= Material shown =
* start *

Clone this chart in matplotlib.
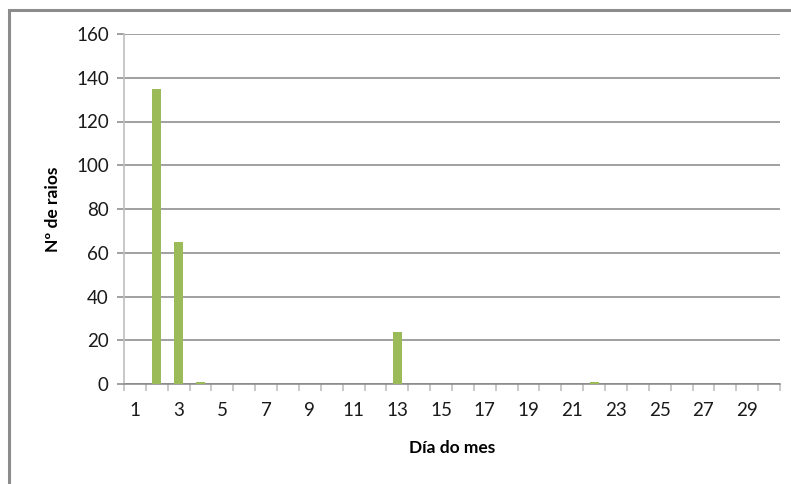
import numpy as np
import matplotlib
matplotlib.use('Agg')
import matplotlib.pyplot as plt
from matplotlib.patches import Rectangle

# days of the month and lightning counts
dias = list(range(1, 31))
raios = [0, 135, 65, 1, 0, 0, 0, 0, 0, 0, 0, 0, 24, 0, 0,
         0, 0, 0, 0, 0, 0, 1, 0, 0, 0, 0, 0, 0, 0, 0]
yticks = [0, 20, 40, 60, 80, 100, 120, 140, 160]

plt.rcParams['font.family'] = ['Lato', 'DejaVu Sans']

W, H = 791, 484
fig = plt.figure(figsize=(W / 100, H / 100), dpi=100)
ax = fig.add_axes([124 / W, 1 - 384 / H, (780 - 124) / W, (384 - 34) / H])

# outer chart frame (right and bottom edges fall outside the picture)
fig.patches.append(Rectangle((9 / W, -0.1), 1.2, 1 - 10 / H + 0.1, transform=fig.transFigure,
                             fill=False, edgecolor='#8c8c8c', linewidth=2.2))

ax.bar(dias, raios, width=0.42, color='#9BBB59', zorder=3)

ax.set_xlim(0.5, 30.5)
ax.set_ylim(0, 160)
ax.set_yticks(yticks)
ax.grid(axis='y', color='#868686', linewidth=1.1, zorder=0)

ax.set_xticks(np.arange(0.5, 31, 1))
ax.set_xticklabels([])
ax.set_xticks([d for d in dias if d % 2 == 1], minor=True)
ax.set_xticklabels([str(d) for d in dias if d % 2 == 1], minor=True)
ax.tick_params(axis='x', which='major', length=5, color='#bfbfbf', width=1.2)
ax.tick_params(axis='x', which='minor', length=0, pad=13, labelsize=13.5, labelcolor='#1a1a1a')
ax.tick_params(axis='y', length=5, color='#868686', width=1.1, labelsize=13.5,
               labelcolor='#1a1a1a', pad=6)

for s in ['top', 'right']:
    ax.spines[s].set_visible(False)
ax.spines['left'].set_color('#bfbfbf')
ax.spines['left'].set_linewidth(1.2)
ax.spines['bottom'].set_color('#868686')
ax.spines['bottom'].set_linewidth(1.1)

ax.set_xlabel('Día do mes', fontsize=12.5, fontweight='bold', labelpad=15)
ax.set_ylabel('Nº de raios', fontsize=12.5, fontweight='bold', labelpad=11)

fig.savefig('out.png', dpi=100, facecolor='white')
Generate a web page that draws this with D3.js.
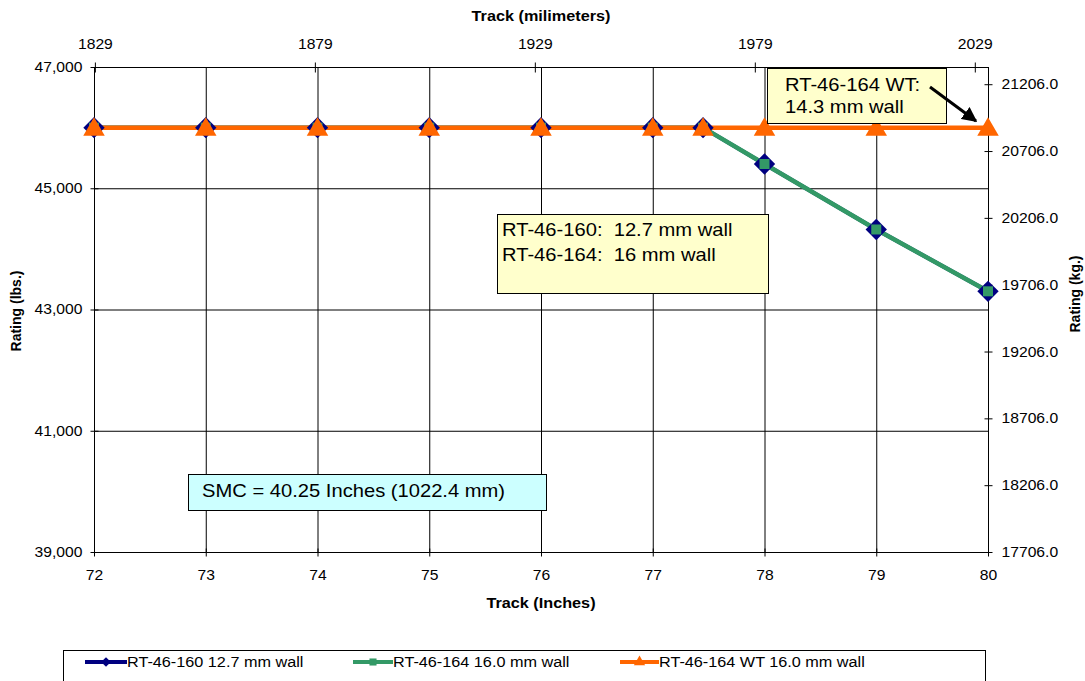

* end *

= Exercise aim =
Omit the pictures, then quote the rest of the material above exactly.

= Exercise solution =
Clone this chart in matplotlib.
import numpy as np
import matplotlib
matplotlib.use('Agg')
import matplotlib.pyplot as plt
from matplotlib.patches import Rectangle

# days of the month and lightning counts
dias = list(range(1, 31))
raios = [0, 135, 65, 1, 0, 0, 0, 0, 0, 0, 0, 0, 24, 0, 0,
         0, 0, 0, 0, 0, 0, 1, 0, 0, 0, 0, 0, 0, 0, 0]
yticks = [0, 20, 40, 60, 80, 100, 120, 140, 160]

plt.rcParams['font.family'] = ['Lato', 'DejaVu Sans']

W, H = 791, 484
fig = plt.figure(figsize=(W / 100, H / 100), dpi=100)
ax = fig.add_axes([124 / W, 1 - 384 / H, (780 - 124) / W, (384 - 34) / H])

# outer chart frame (right and bottom edges fall outside the picture)
fig.patches.append(Rectangle((9 / W, -0.1), 1.2, 1 - 10 / H + 0.1, transform=fig.transFigure,
                             fill=False, edgecolor='#8c8c8c', linewidth=2.2))

ax.bar(dias, raios, width=0.42, color='#9BBB59', zorder=3)

ax.set_xlim(0.5, 30.5)
ax.set_ylim(0, 160)
ax.set_yticks(yticks)
ax.grid(axis='y', color='#868686', linewidth=1.1, zorder=0)

ax.set_xticks(np.arange(0.5, 31, 1))
ax.set_xticklabels([])
ax.set_xticks([d for d in dias if d % 2 == 1], minor=True)
ax.set_xticklabels([str(d) for d in dias if d % 2 == 1], minor=True)
ax.tick_params(axis='x', which='major', length=5, color='#bfbfbf', width=1.2)
ax.tick_params(axis='x', which='minor', length=0, pad=13, labelsize=13.5, labelcolor='#1a1a1a')
ax.tick_params(axis='y', length=5, color='#868686', width=1.1, labelsize=13.5,
               labelcolor='#1a1a1a', pad=6)

for s in ['top', 'right']:
    ax.spines[s].set_visible(False)
ax.spines['left'].set_color('#bfbfbf')
ax.spines['left'].set_linewidth(1.2)
ax.spines['bottom'].set_color('#868686')
ax.spines['bottom'].set_linewidth(1.1)

ax.set_xlabel('Día do mes', fontsize=12.5, fontweight='bold', labelpad=15)
ax.set_ylabel('Nº de raios', fontsize=12.5, fontweight='bold', labelpad=11)

fig.savefig('out.png', dpi=100, facecolor='white')
Generate a web page that draws this with D3.js.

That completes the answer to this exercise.